The Smiths asked the town to continue the practice started three years ago of placing speed bumps on Pratts Island Road, which has a 25 mph limit and 19 homes. Selectmen’s Chairman Gerry Gamage also noted that another dozen residences access the road, all of which raise concerns for the safety of children, bicyclists and those walking in the area.
Enter “Shadow,” a wooden outline of a young girl painted black that has been spending the winter months in the town office. She is the work of island resident Eugene Huskins who created Shadow and her sister and two brothers. Gamage suggested the wooden signs and provided Huskins’ name to Nancy Prisk, who envisioned the safety initiative program last year. Huskins is known for creating wooden figures of dogs, cats and other animal figures which he sells at craft shows.

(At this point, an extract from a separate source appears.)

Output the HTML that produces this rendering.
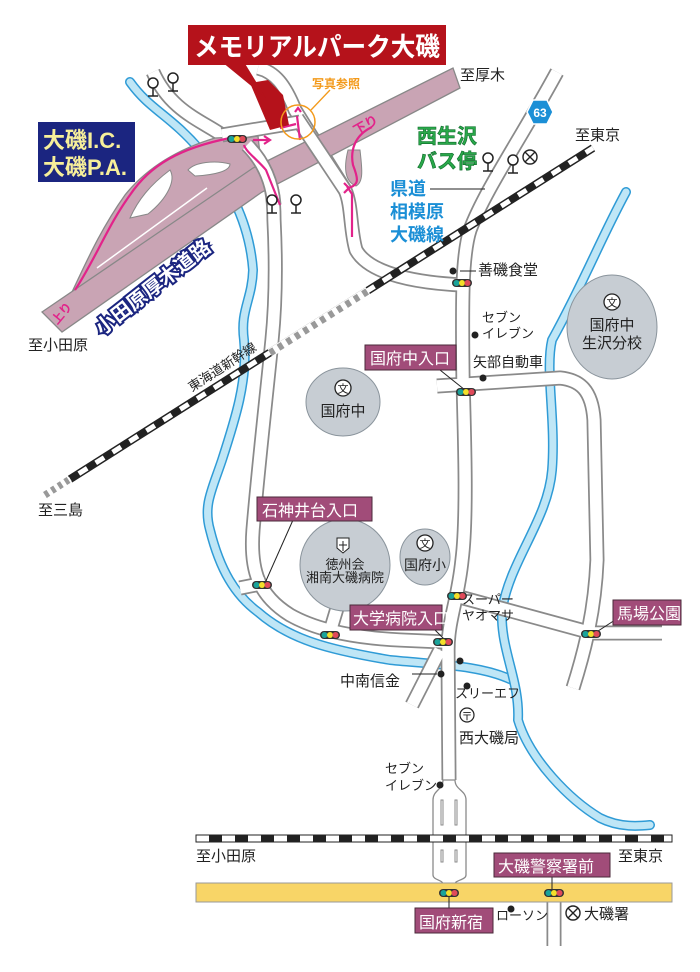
<!DOCTYPE html>
<html><head><meta charset="utf-8"><style>
html,body{margin:0;padding:0;background:#fff;}
svg{display:block;}
text{font-family:"Liberation Sans","Noto Sans CJK JP",sans-serif;}
</style></head><body>
<svg width="700" height="972" viewBox="0 0 700 972" xmlns="http://www.w3.org/2000/svg">
<defs>
<g id="tl"><rect x="-10" y="-4" width="20" height="8" rx="4" fill="#333"/><circle cx="-5.5" cy="0" r="3" fill="#1aa39a"/><circle cx="0" cy="0" r="3" fill="#f3e02a"/><circle cx="5.5" cy="0" r="3" fill="#e04a5a"/></g>
<g id="bus"><circle cx="0" cy="-5" r="5" fill="#fff" stroke="#222" stroke-width="1.5"/><line x1="0" y1="0" x2="0" y2="8" stroke="#222" stroke-width="1.5"/><line x1="-5" y1="8" x2="5" y2="8" stroke="#222" stroke-width="1.5"/></g>
<g id="bun"><circle r="8" fill="#fff" stroke="#222" stroke-width="1.3"/><text x="0" y="4.5" font-size="11" text-anchor="middle" fill="#222">文</text></g>
</defs>

<!-- rivers -->
<g fill="none" stroke-linecap="round" stroke-linejoin="round">
<path d="M130,82 C150,110 170,115 200,150 C235,190 250,230 253,270 C252,300 240,310 244,340 C248,380 235,420 222,460 C212,490 203,505 210,530 C220,570 235,595 258,612 C290,640 330,650 390,660 C440,665 480,665 512,680" stroke="#2f9bd6" stroke-width="10"/>
<path d="M130,82 C150,110 170,115 200,150 C235,190 250,230 253,270 C252,300 240,310 244,340 C248,380 235,420 222,460 C212,490 203,505 210,530 C220,570 235,595 258,612 C290,640 330,650 390,660 C440,665 480,665 512,680" stroke="#bfe6f6" stroke-width="7"/>
<path d="M626,192 C600,240 585,280 552,340 C545,370 556,420 552,470 C548,520 510,560 502,610 C500,650 520,680 518,720 C530,760 570,800 600,818 C620,828 640,826 650,825" stroke="#2f9bd6" stroke-width="10"/>
<path d="M626,192 C600,240 585,280 552,340 C545,370 556,420 552,470 C548,520 510,560 502,610 C500,650 520,680 518,720 C530,760 570,800 600,818 C620,828 640,826 650,825" stroke="#bfe6f6" stroke-width="7"/>
</g>

<!-- roads -->
<g fill="none" stroke-linejoin="round">
<g stroke="#8a8a8a" stroke-width="15">
<path d="M153,72 C170,110 200,120 222,135 C240,140 250,150 262,165 C272,180 274,200 274,220 C276,260 276,300 272,340 C266,400 258,470 253,530 C250,570 258,595 290,615 C320,632 360,638 400,640 L445,642"/>
<path d="M258,68 C275,72 285,85 295,110 L345,190 C352,205 350,230 356,250 C370,275 420,283 463,285"/>
<path d="M557,72 C520,140 485,190 470,230 C462,255 462,300 463,380 C465,450 467,520 462,560 C458,600 448,620 448,650 L449,780"/>
<path d="M437,386 L560,378 C580,380 592,390 594,420 L597,560 C595,610 585,650 573,688"/>
<path d="M456,596 L592,633 L662,633"/>
<path d="M240,588 L265,583"/>
<path d="M329,635 L338,605"/>
<path d="M440,650 L412,705"/>
<path d="M554,900 L554,946"/>
</g>
<g stroke="#fff" stroke-width="11.5">
<path d="M153,72 C170,110 200,120 222,135 C240,140 250,150 262,165 C272,180 274,200 274,220 C276,260 276,300 272,340 C266,400 258,470 253,530 C250,570 258,595 290,615 C320,632 360,638 400,640 L445,642"/>
<path d="M258,68 C275,72 285,85 295,110 L345,190 C352,205 350,230 356,250 C370,275 420,283 463,285"/>
<path d="M557,72 C520,140 485,190 470,230 C462,255 462,300 463,380 C465,450 467,520 462,560 C458,600 448,620 448,650 L449,780"/>
<path d="M437,386 L560,378 C580,380 592,390 594,420 L597,560 C595,610 585,650 573,688"/>
<path d="M456,596 L592,633 L662,633"/>
<path d="M240,588 L265,583"/>
<path d="M329,635 L338,605"/>
<path d="M440,650 L412,705"/>
<path d="M554,900 L554,946"/>
</g>
</g>
<!-- dual carriageway -->
<path d="M443,780 C443,790 433,790 433,800 L433,875 C433,880 443,880 443,884 L455,884 C455,880 466,880 466,875 L466,800 C466,790 455,790 455,780 Z" fill="#fff" stroke="#8a8a8a" stroke-width="1.3"/>
<rect x="441" y="800" width="2" height="25" fill="#fff" stroke="#8a8a8a"/><rect x="455" y="800" width="2" height="25" fill="#fff" stroke="#8a8a8a"/>
<rect x="441" y="850" width="2" height="12" fill="#fff" stroke="#8a8a8a"/><rect x="455" y="850" width="2" height="12" fill="#fff" stroke="#8a8a8a"/>

<!-- highway ramp (IC) -->
<path d="M72,292 C85,265 100,230 125,195 C145,170 175,150 215,138 L258,136 L262,172 L200,205 L100,275 Z" fill="#c9a4b4" stroke="#888" stroke-width="1.3"/>
<path d="M130,218 C138,200 150,185 170,170 C176,180 168,198 148,214 Z" fill="#fff" stroke="#888"/>
<path d="M188,170 C195,162 215,160 230,164 C230,171 215,175 195,176 Z" fill="#fff" stroke="#888"/>
<!-- main band -->
<path d="M42,312 L253,168 L453,68 L460,88 L262,192 L62,332 Z" fill="#c9a4b4" stroke="#888" stroke-width="1.3"/>
<path d="M97,268 L207,188" stroke="#fff" stroke-width="1.5"/>
<!-- right ramp lobe -->
<path d="M348,150 C343,170 346,182 356,186 C364,182 362,168 360,150 Z" fill="#c9a4b4" stroke="#888"/>
<!-- overpass roads across highway -->
<g fill="none">
<path d="M297,118 L345,190" stroke="#8a8a8a" stroke-width="15"/>
<path d="M222,135 L300,122" stroke="#8a8a8a" stroke-width="15"/>
<path d="M247,145 C262,160 272,180 274,205" stroke="#8a8a8a" stroke-width="15"/>
<path d="M297,118 L345,190" stroke="#fff" stroke-width="11.5"/>
<path d="M222,135 L300,122" stroke="#fff" stroke-width="11.5"/>
<path d="M247,145 C262,160 272,180 274,205" stroke="#fff" stroke-width="11.5"/>
</g>

<!-- magenta arrows -->
<g fill="none" stroke="#e2238a" stroke-width="2.2">
<path d="M75,290 C95,260 108,225 130,195 C150,165 180,148 230,138"/>
<path d="M253,140 L268,140"/><path d="M264,136 L270,140 L264,144"/>
<path d="M244,145 C246,152 258,160 266,170 L280,205"/>
<path d="M280,128 L296,124 M297,116 L300,140"/><path d="M295,112 L298,108 L301,112"/>
<path d="M372,127 C355,135 350,150 353,165 C358,178 360,185 348,188 L352,194 L352,237"/>
<path d="M344,183 L349,188 L344,193"/>
</g>
<text x="352" y="128" font-size="13" font-weight="bold" fill="#e2238a" transform="rotate(-30 368 123)">下り</text>
<text x="52" y="322" font-size="12" font-weight="bold" fill="#e2238a" transform="rotate(-50 58 318)">上り</text>

<!-- building & title -->
<path d="M250,83 L268,80 L283,95 L289,125 L270,130 Z" fill="#b5121b"/>
<path d="M222,62 L244,62 L266,98 Z" fill="#b5121b"/>
<rect x="188" y="25" width="258" height="40" fill="#b5121b"/>
<text x="194" y="56" font-size="26" font-weight="bold" fill="#fff" textLength="246" lengthAdjust="spacingAndGlyphs">メモリアルパーク大磯</text>
<circle cx="298" cy="122" r="17" fill="none" stroke="#f39a1b" stroke-width="1.5"/>
<line x1="311" y1="110" x2="330" y2="90" stroke="#f39a1b" stroke-width="1.3"/>
<text x="312" y="88" font-size="12" font-weight="bold" fill="#f39a1b">写真参照</text>

<!-- railways -->
<line x1="45" y1="495" x2="593" y2="148" stroke="#222" stroke-width="8"/>
<line x1="45" y1="495" x2="593" y2="148" stroke="#fff" stroke-width="5" stroke-dasharray="10,10"/>
<line x1="270" y1="353" x2="368" y2="291" stroke="#fff" stroke-width="9"/>
<line x1="270" y1="353" x2="368" y2="291" stroke="#999" stroke-width="7" stroke-dasharray="5,5"/>
<line x1="45" y1="495" x2="70" y2="479" stroke="#fff" stroke-width="9"/>
<line x1="45" y1="495" x2="70" y2="479" stroke="#999" stroke-width="7" stroke-dasharray="4,4"/>
<rect x="196" y="835" width="476" height="7" fill="#fff" stroke="#222" stroke-width="1"/>
<line x1="196" y1="838.5" x2="672" y2="838.5" stroke="#222" stroke-width="6" stroke-dasharray="13,13" stroke-dashoffset="-13"/>
<!-- yellow road -->
<rect x="196" y="883" width="476" height="19" fill="#f8d567" stroke="#999" stroke-width="1"/>

<!-- circles -->
<ellipse cx="612" cy="327" rx="45" ry="52" fill="#c7cdd3" stroke="#8a949c"/>
<ellipse cx="343" cy="402" rx="37" ry="34" fill="#c7cdd3" stroke="#8a949c"/>
<ellipse cx="345" cy="565" rx="45" ry="46" fill="#c7cdd3" stroke="#8a949c"/>
<ellipse cx="425" cy="557" rx="25" ry="28" fill="#c7cdd3" stroke="#8a949c"/>
<use href="#bun" x="612" y="302"/><use href="#bun" x="343" y="388"/><use href="#bun" x="425" y="543"/>
<text x="612" y="330" font-size="15" text-anchor="middle" fill="#222">国府中</text>
<text x="612" y="348" font-size="15" text-anchor="middle" fill="#222">生沢分校</text>
<text x="343" y="416" font-size="15" text-anchor="middle" fill="#222">国府中</text>
<text x="425" y="570" font-size="14" text-anchor="middle" fill="#222">国府小</text>
<path d="M337,538 h12 v10 l-6,5 l-6,-5 Z" fill="#fff" stroke="#222"/><path d="M343,541 v10 M339,545 h8" stroke="#222"/>
<text x="345" y="569" font-size="13" text-anchor="middle" fill="#222">徳州会</text>
<text x="345" y="582" font-size="13" text-anchor="middle" fill="#222">湘南大磯病院</text>

<!-- IC box -->
<rect x="38" y="122" width="97" height="60" fill="#1b2580"/>
<text x="43" y="148" font-size="22" font-weight="bold" fill="#f7ef9a">大磯I.C.</text>
<text x="43" y="175" font-size="22" font-weight="bold" fill="#f7ef9a">大磯P.A.</text>
<text x="102" y="336" font-size="20" font-weight="bold" fill="#fff" stroke="#1b2580" stroke-width="4" paint-order="stroke" transform="rotate(-38 102 336)">小田原厚木道路</text>

<!-- bus stops -->
<use href="#bus" x="153" y="88"/><use href="#bus" x="173" y="83"/>
<use href="#bus" x="272" y="205"/><use href="#bus" x="296" y="205"/>
<use href="#bus" x="488" y="163"/><use href="#bus" x="513" y="165"/>
<g stroke="#222" stroke-width="1.4" fill="#fff"><circle cx="530" cy="157" r="7"/><path d="M525,152 L535,162 M535,152 L525,162"/></g>
<g stroke="#222" stroke-width="1.4" fill="#fff"><circle cx="573" cy="913" r="7"/><path d="M568,908 L578,918 M578,908 L568,918"/></g>

<!-- 63 shield -->
<path d="M533,100 h14 l6,12 l-6,12 h-14 l-6,-12 Z" fill="#1b8fd6" stroke="#fff" stroke-width="1.5"/>
<text x="540" y="117" font-size="12" font-weight="bold" fill="#fff" text-anchor="middle">63</text>

<!-- text labels -->
<g fill="#222" font-size="15">
<text x="460" y="80">至厚木</text>
<text x="575" y="140">至東京</text>
<text x="28" y="350">至小田原</text>
<text x="38" y="515">至三島</text>
<text x="478" y="275">善磯食堂</text>
<text x="482" y="322" font-size="13">セブン</text>
<text x="482" y="338" font-size="13">イレブン</text>
<text x="473" y="367" font-size="14">矢部自動車</text>
<text x="462" y="604" font-size="13">スーパー</text>
<text x="462" y="620" font-size="13">ヤオマサ</text>
<text x="340" y="686">中南信金</text>
<text x="455" y="698" font-size="13">スリーエフ</text>
<text x="459" y="743">西大磯局</text>
<text x="385" y="773" font-size="13">セブン</text>
<text x="385" y="790" font-size="13">イレブン</text>
<text x="196" y="861">至小田原</text>
<text x="618" y="861">至東京</text>
<text x="496" y="920" font-size="13">ローソン</text>
<text x="584" y="919">大磯署</text>
</g>
<text x="192" y="392" font-size="13" fill="#222" transform="rotate(-33 192 392)">東海道新幹線</text>
<text x="417" y="143" font-size="20" font-weight="bold" fill="#2aa84a" stroke="#0d6b2a" stroke-width="0.6">西生沢</text>
<text x="417" y="168" font-size="20" font-weight="bold" fill="#2aa84a" stroke="#0d6b2a" stroke-width="0.6">バス停</text>
<text x="390" y="195" font-size="18" font-weight="bold" fill="#1b8fd6">県道</text>
<text x="390" y="218" font-size="18" font-weight="bold" fill="#1b8fd6">相模原</text>
<text x="390" y="241" font-size="18" font-weight="bold" fill="#1b8fd6">大磯線</text>
<line x1="430" y1="189" x2="485" y2="189" stroke="#222"/>
<line x1="460" y1="271" x2="476" y2="271" stroke="#222"/>
<line x1="412" y1="674" x2="437" y2="674" stroke="#222"/>
<g fill="#222"><circle cx="453" cy="271" r="3.5"/><circle cx="475" cy="335" r="3.5"/><circle cx="483" cy="378" r="3.5"/><circle cx="460" cy="661" r="3.5"/><circle cx="441" cy="674" r="3.5"/><circle cx="467" cy="686" r="3.5"/><circle cx="440" cy="785" r="3.5"/><circle cx="511" cy="909" r="3.5"/></g>
<g fill="#fff" stroke="#222" stroke-width="1.2"><circle cx="467" cy="715" r="7"/></g>
<text x="467" y="720" font-size="11" text-anchor="middle" fill="#222">〒</text>

<!-- magenta intersection labels -->
<g stroke="#222" stroke-width="1">
<line x1="440" y1="370" x2="465" y2="390"/>
<line x1="293" y1="520" x2="265" y2="583"/>
<line x1="435" y1="630" x2="445" y2="640"/>
<line x1="615" y1="620" x2="595" y2="633"/>
<line x1="552" y1="877" x2="552" y2="893"/>
<line x1="449" y1="893" x2="449" y2="909"/>
</g>
<g fill="#a14c79" stroke="#4a2a3a" stroke-width="1">
<rect x="365" y="345" width="91" height="25"/>
<rect x="257" y="497" width="115" height="24"/>
<rect x="350" y="605" width="92" height="25"/>
<rect x="613" y="600" width="68" height="25"/>
<rect x="494" y="853" width="116" height="24"/>
<rect x="415" y="908" width="78" height="25"/>
</g>
<g fill="#fff" font-size="16">
<text x="370" y="364">国府中入口</text>
<text x="262" y="516">石神井台入口</text>
<text x="353" y="624">大学病院入口</text>
<text x="617" y="619">馬場公園</text>
<text x="498" y="872">大磯警察署前</text>
<text x="419" y="928">国府新宿</text>
</g>

<!-- traffic lights -->
<use href="#tl" x="237" y="139"/>
<use href="#tl" x="462" y="283"/>
<use href="#tl" x="466" y="392"/>
<use href="#tl" x="262" y="585"/>
<use href="#tl" x="457" y="596"/>
<use href="#tl" x="330" y="635"/>
<use href="#tl" x="443" y="642"/>
<use href="#tl" x="591" y="634"/>
<use href="#tl" x="449" y="893"/>
<use href="#tl" x="554" y="893"/>
</svg>
</body></html>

Donating his labor (“It was my pleasure,” he says) took about a week last summer and he produced the four silhouettes from materials provided by the safety initiative. The final products are made of MDO plywood, painted with exterior latex paint and attached to a three-foot steel stake. The concept came from the black silhouettes of children used on school zone signs in the 1960’s.
Shadow and her siblings have now started to appear on Southport’s roads as reminders to drivers to slow down. The signs will be moved as needed and as residents request.